Although I had worn gloves during the butchering, it was a purely psychological aide. The gloves were old and full of holes and my hands were already covered in blood. From the force of the machete, flecks of blood and gore were speckled on my t-shirt, arms and hair. My jeans were soaked and the knees from kneeling by the carcus. If I thought the hardest part of the task was over, I was very very wrong.

The two young lions were the first to receive their meat. A brother and a sister, former circus animals who love eachother dearly and are ferociously protective of each other, they are known as the babies but are actually fully grown. I carried the horses neck in my arms as Irene dragged the rump by the tail along the rocky path, down the dirt steps and through the grass to the enclosure. Having succesfully moved the lions into one side of the cage, we dropped the door and placed the meat on the other side.

Each pair of ocelot received half or a third of a rib cage. These portions had to be carried ¨bloody hug¨style. With barely any hide left on my piece of ribs, as I held it to my body, I could feel the blood soaking into my t-shirt and skin. It felt like a cold, bloody hug.

The little ocelot received a third of a rib cage and Brenda had the head. (The ears make great handles.) The three pumas also had ribs, which left the guts and the legs. Four legs for four hungry lions.

There can be nothing more backbreaking than carrying a horse´s leg over your shoulder, up a steep and rocky mountain with the horse´s own liver draped over its ankle. But that´s what I had to do. I don´t mean a pony´s leg up a little path, this was a large horse´s leg up a mountain at an altitude of almost 3000 meters. Climbing one of the flights of stairs cut through the brush is hard enough empty handed, this was a whole new catagory of endurance. My muscles, lungs and heart soon proved utterly inadequate, only will power forced me and my horse´s limb and liver to the top.

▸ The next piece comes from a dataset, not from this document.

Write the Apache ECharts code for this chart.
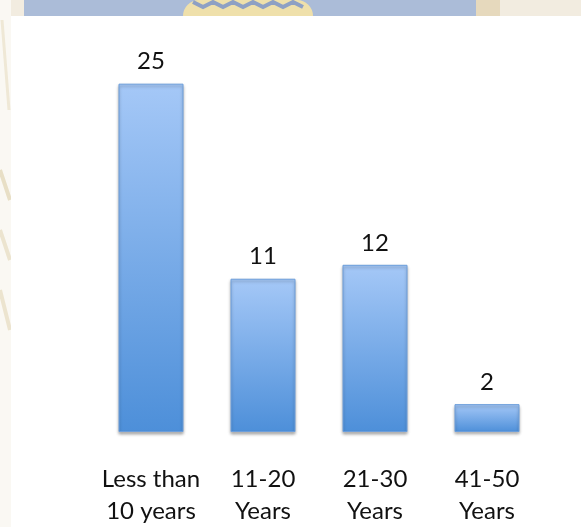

The drama did not end once we made it to the lions. Having separated the blind lion from the three others we gave out the legs. Unfortunately, the blind lion carried her leg straight into the electric fence (vital for our safety) and dropped it in fright. The leg fell into a dip under the electric wire and she was too nervous to try and get it.

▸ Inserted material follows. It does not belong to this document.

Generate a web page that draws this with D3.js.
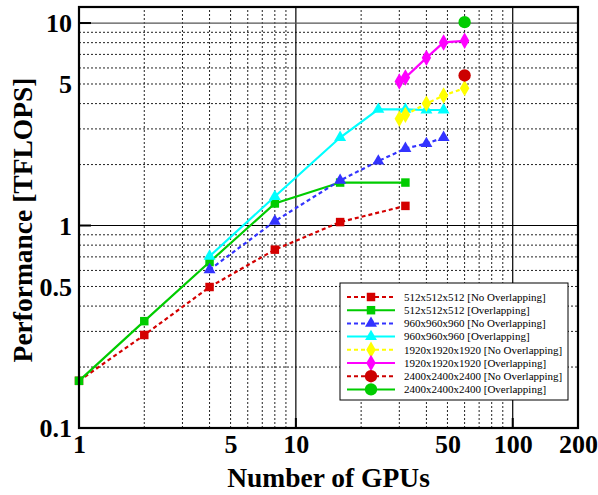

Now we had to find a way to get her back into the other half of the cage so that Joe could go into the cage and retrieve the leg. Once this was done , using the horse´s liver as encouragement, we opened the dividing door and instead of the blind lion going back, the other three silly lions all rushed through. As the blind one is clearly skinnier than the others, we just shut the door and allowed her to enjoy three legs unharrassed. Of course, we let the others back in later to have their fill, and as the horse meat was only a lucky bonus, all the carnivores also received their regular ration of chickens.

In comparison to my morning´s labour, my afternoon spent cleaning the small birds´cages was almost like a nap. Well, not quite. To clean the cages you have to first get in them. As the door to one of them is only 1×3/4 ft, it´s not that roomy and as only the wood slats can support your weight, you discover you can bend in ways that never seemed possible before.

After a rewarding first day, Ariana, Sophia and I cooked rice and bean sauce for dinner. Not understanding just how much a kilo of rice is when cooked, we put it all in the water and could have supplied the entire volunteer population with dinner. Luckily we were all starving and had fun trying to plan the next few dinner, all of which would clearly focus on rice.

Anyway, although I did my best, I was physically unable to write more than a couple papagraphs in my journal. I was tired, but it wasn´t that I was too tired to write, my arm, back and neck muscles were all too sore to permit me to properly control a pen. As a result, I´m finishing this Wednesday night. Despite the delay, I can remember every detail from that day because every single part was incredible. I really didn´t know what I had got myself into when I said yes to Dalma about being comfortable with cutting up a horse, but I´m so glad I did. The strangest things can change you. One day at Santa Martha and I´m not the person I was before.